Calculating hot spot stress and remaining fatigue life using the finite element method
Detailed finite element analysis of structures may make it difficult to evaluate the “nominal stress” to use together with the S-N curves, as some of the local stress due to detail is accounted for in the S-N curve. In many cases, it may be more convenient to use an alternative approach to calculate fatigue damage when local stresses are obtained from finite element analysis. In developing the finite element model, the mesh size needs to be fine enough to properly predict the hot spots in the element subject to fatigue. It is also important to have a continuous, and not too steep, change in the density of the element mesh in the areas where the hot spot stresses are to be calculated. In addition, the size of the model should be so large that the calculated results are not significantly affected by assumptions made for boundary conditions and the application of loads.
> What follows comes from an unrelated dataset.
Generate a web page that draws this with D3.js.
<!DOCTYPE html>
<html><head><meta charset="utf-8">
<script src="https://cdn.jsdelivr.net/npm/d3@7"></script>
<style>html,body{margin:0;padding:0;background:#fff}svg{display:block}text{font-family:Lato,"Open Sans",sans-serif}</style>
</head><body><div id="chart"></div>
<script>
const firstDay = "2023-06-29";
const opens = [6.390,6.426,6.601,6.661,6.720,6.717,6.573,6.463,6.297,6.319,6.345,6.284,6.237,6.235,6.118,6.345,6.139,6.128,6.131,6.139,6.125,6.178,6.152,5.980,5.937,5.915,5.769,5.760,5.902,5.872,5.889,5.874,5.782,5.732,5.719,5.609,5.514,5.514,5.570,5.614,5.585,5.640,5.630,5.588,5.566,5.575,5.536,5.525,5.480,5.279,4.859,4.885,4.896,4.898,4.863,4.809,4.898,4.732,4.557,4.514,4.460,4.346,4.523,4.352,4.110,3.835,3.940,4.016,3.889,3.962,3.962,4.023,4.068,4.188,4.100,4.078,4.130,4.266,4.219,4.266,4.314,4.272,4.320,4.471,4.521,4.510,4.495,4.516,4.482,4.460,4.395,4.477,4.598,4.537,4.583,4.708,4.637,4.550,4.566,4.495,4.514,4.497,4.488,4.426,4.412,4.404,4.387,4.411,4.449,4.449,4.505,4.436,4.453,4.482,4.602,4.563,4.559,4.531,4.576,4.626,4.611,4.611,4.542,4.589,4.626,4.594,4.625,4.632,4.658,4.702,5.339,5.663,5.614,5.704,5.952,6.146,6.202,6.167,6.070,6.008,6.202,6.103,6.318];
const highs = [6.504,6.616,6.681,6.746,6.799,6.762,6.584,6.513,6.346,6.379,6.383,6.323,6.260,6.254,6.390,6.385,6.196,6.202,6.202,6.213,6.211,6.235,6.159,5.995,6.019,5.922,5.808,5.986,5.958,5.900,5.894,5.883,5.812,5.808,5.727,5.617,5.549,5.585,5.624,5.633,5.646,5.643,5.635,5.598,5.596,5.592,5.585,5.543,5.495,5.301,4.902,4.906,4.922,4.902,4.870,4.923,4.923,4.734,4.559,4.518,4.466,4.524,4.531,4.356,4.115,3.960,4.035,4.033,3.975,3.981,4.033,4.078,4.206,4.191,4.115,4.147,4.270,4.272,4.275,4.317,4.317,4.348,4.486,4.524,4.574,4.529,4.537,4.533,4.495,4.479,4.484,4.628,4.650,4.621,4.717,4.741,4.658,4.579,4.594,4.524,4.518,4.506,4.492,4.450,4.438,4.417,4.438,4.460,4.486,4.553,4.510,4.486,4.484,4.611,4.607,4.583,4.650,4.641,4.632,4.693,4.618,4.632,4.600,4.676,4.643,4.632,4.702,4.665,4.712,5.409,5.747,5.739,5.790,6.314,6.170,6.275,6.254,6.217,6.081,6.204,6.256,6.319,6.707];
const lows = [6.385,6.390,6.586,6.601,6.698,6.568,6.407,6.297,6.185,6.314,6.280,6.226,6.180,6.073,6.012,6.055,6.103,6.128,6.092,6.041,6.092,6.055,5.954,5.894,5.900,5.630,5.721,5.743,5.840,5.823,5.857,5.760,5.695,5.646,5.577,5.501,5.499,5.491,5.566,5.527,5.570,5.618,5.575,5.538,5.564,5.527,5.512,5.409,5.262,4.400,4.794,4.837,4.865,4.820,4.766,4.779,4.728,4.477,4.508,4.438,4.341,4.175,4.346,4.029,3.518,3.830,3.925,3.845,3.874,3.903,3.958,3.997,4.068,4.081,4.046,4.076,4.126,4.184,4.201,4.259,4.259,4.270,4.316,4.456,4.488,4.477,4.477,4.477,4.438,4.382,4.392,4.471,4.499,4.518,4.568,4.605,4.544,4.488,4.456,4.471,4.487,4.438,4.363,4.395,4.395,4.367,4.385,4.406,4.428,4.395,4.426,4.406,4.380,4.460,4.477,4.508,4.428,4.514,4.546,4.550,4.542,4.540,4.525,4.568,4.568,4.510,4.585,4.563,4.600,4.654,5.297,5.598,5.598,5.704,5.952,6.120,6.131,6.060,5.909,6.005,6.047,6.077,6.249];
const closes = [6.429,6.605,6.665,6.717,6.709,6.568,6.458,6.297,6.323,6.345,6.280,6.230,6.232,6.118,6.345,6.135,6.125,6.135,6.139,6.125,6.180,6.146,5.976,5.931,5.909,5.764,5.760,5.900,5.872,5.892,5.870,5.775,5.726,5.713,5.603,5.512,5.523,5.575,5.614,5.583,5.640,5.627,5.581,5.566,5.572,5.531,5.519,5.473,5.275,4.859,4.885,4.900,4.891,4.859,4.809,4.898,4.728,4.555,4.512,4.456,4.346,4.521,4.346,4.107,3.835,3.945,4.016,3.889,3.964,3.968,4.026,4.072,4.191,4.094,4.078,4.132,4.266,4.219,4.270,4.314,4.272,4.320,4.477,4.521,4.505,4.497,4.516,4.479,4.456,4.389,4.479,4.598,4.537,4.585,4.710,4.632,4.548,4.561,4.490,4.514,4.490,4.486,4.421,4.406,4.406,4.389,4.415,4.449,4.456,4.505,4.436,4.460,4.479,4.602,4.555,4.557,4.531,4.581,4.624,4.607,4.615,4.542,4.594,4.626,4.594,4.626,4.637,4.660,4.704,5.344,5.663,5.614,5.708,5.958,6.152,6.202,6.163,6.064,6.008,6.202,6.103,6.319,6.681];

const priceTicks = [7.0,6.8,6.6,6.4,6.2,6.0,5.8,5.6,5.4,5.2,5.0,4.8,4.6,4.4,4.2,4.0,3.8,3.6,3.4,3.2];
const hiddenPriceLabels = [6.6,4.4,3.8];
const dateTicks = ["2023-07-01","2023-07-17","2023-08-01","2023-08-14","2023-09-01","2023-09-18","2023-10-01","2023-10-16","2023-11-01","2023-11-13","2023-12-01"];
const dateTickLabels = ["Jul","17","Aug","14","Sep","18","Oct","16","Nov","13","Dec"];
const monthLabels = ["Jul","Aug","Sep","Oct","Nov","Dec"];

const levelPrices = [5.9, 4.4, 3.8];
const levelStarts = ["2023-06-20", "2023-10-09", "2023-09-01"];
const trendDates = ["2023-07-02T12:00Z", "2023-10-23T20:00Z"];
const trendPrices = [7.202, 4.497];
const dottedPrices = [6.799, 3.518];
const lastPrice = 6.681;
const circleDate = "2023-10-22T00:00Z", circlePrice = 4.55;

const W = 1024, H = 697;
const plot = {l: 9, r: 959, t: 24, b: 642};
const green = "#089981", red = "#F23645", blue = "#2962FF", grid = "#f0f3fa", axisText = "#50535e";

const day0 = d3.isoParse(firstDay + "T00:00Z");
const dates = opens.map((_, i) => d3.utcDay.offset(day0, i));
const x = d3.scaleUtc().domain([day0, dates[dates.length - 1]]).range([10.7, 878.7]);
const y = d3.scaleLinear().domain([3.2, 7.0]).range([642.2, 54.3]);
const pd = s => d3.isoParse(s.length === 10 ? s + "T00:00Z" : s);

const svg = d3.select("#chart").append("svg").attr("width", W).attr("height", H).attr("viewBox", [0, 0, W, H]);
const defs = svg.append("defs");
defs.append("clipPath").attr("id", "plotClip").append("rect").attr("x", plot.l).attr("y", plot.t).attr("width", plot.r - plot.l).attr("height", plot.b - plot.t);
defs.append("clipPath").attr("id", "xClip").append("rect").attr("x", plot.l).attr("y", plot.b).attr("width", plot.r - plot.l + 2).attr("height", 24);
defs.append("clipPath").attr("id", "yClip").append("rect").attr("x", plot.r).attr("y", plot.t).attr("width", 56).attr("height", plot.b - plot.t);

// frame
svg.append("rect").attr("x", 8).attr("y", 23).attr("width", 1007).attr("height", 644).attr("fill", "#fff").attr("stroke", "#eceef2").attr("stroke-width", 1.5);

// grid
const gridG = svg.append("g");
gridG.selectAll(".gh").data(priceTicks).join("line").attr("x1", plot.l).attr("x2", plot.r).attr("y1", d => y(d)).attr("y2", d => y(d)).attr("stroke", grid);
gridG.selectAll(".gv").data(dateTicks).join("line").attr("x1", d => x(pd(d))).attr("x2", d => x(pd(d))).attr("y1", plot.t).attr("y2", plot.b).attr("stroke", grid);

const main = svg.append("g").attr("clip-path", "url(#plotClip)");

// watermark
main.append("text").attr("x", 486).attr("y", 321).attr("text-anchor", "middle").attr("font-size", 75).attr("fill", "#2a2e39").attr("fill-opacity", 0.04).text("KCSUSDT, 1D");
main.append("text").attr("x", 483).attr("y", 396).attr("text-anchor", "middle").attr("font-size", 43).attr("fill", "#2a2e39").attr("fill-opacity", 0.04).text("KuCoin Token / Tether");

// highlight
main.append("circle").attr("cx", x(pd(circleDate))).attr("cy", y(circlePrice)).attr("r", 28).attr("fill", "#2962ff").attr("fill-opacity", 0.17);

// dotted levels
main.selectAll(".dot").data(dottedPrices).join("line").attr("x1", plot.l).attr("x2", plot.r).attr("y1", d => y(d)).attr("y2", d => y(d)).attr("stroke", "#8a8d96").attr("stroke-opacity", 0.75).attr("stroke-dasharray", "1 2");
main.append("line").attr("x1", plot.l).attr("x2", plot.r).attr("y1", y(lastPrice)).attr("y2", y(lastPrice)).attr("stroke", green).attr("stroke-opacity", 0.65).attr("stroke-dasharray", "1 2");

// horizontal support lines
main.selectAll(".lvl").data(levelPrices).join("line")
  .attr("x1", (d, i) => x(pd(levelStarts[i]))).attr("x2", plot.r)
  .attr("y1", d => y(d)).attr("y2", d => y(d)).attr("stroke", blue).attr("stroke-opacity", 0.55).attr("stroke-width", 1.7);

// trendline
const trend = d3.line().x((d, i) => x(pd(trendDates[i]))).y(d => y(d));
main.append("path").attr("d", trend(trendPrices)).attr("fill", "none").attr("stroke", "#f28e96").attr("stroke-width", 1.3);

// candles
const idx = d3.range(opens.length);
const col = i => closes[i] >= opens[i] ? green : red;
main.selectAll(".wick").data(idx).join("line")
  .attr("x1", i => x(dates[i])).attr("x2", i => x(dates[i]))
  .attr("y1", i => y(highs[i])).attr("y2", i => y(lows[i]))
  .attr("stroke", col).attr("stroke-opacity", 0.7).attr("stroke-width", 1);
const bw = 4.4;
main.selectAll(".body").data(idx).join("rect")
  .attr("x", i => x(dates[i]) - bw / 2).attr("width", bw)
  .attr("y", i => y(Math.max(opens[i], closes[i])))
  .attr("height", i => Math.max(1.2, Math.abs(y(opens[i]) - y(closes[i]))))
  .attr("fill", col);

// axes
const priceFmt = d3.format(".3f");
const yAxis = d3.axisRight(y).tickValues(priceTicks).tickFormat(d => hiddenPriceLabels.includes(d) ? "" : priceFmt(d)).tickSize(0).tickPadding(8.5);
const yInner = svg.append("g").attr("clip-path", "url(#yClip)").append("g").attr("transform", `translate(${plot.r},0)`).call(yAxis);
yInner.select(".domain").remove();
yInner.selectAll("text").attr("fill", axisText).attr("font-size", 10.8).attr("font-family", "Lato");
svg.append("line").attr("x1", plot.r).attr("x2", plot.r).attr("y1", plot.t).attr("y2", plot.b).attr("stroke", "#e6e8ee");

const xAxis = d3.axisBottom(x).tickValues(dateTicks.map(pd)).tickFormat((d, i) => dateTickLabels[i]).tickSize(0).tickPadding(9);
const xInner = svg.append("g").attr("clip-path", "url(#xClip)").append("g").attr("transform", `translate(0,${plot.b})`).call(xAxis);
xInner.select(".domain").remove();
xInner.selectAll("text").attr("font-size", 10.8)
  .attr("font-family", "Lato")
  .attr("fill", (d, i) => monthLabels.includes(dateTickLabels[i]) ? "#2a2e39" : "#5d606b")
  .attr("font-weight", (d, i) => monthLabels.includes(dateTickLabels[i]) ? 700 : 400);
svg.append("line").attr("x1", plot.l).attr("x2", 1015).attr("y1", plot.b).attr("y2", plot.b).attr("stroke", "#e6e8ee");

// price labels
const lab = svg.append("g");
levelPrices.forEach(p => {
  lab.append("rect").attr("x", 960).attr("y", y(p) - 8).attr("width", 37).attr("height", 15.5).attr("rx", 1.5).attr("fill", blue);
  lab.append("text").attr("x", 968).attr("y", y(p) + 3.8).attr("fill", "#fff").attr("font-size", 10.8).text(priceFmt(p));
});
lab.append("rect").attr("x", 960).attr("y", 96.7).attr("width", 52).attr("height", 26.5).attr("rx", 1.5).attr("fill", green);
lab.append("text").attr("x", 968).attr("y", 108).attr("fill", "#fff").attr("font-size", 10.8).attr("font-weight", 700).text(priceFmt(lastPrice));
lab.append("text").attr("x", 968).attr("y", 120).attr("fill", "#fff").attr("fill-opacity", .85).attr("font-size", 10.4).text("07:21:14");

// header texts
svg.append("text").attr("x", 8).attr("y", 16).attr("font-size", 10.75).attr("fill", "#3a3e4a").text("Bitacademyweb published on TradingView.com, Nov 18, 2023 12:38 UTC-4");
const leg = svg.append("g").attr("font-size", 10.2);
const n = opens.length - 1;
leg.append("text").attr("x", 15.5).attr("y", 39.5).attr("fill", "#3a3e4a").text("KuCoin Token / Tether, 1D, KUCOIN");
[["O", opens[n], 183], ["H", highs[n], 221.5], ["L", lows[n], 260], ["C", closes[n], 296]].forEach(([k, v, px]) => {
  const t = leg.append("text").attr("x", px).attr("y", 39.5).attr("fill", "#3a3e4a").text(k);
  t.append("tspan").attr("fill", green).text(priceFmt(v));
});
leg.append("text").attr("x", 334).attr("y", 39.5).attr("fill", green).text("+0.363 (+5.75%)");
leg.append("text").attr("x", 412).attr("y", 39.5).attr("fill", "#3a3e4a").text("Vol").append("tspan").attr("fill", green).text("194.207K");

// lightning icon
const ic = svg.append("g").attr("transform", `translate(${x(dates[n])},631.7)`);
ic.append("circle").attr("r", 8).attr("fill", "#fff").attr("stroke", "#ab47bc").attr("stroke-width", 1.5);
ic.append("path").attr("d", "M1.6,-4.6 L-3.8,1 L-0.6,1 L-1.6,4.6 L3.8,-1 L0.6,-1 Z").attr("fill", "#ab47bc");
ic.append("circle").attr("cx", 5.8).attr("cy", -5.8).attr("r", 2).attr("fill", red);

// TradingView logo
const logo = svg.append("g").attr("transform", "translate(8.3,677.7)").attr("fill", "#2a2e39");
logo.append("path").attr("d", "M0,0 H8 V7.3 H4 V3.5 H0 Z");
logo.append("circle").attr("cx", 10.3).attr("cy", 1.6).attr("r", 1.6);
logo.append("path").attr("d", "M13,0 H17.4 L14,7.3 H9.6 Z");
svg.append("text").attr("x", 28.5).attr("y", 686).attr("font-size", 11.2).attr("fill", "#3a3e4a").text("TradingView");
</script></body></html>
After calculating the hot spots, stress points within a distance of 0.5 t and 1.5 t away from the hot spot need to be evaluated, where “t” is the plate thickness (plate thickness at the weld toe where the hot spot at the connection point is evaluated). These locations are also denoted as stress read-out points. These hot spot stress values need to be compared with the specified fatigue upper limit in a linear analysis (Fig. 5).
In another approach, and in case the need arises to model stationary discontinuities, such as a crack, the conventional finite element method requires the mesh to conform to the geometric discontinuities. Therefore, considerable mesh refinement is needed in the crack tip area to capture the singular asymptotic fields adequately.
Modelling a growing crack is even more cumbersome because the mesh must be updated continuously to match the geometry of the discontinuity as the crack progresses. The extended finite element method (XFEM) alleviates the shortcomings associated with meshing crack surfaces. It is an extension of the conventional finite element method, which allows local enrichment functions to be easily incorporated into a finite element approximation. The presence of discontinuities is ensured by the special enriched functions in conjunction with additional degrees of freedom (Fig. 6). However, the finite element framework and its properties, such as sparsity and symmetry, are retained.